Difference Between Logical Fallacies And Cognitive Biases
Logical fallacies and cognitive biases are related concepts. But they refer to different phenomena in the realm of human reasoning and decision-making.
- Definition: Logical fallacies are errors in reasoning or arguments that may appear sound. They are flawed and can lead to invalid conclusions.
- Nature: Fallacies are mistakes in the structure of an argument, often resulting from faulty logic or misleading reasoning.
- Examples: Ad hominem (attacking the person instead of the argument). Strawman (misrepresenting someone’s argument to make it easier to attack). Appeal to authority (relying on the opinion of an authority figure rather. Than presenting valid evidence) is are common example of logical fallacies.
- Purpose: Logical fallacies are used to critique the structure of an argument rather than understand the psychological processes influencing individual beliefs.
- Definition: Cognitive biases are systematic patterns of deviation from norm or rationality in judgment, often stemming from mental shortcuts or heuristics that the brain uses to make decisions quickly.
- Nature: Biases are inherent flaws in the way individuals perceive and process information, leading to deviations from objective or rational judgment.

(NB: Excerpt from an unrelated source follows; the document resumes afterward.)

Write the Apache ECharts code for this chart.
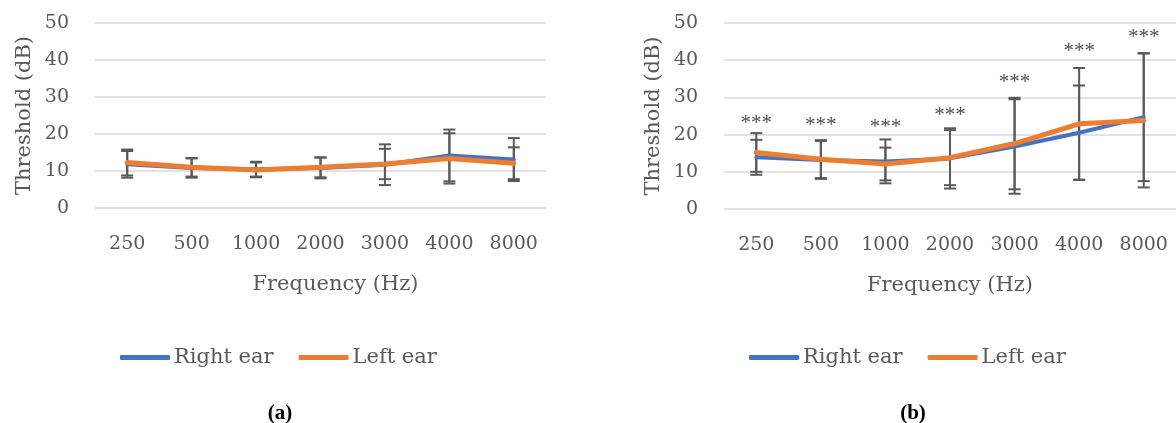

- Examples: confirmation bias (favoring information that confirms one’s preexisting beliefs), availability heuristic (relying on immediate examples that come to mind), and anchoring bias (relying too heavily on the first piece of information encountered) are examples of cognitive biases.
- Purpose: Cognitive biases are used to understand why individuals may make decisions. That deviates from what might be considered purely logical or rational.
In summary, logical fallacies focus on flaws in the structure of arguments. Whereas cognitive biases focus on systematic patterns of deviation from rationality in judgment. While logical fallacies are more about the form of reasoning. Cognitive biases are about the cognitive processes and mental shortcuts that lead individuals to make less-than-rational decisions. Both concepts are important in understanding how people think, reason, and make decisions.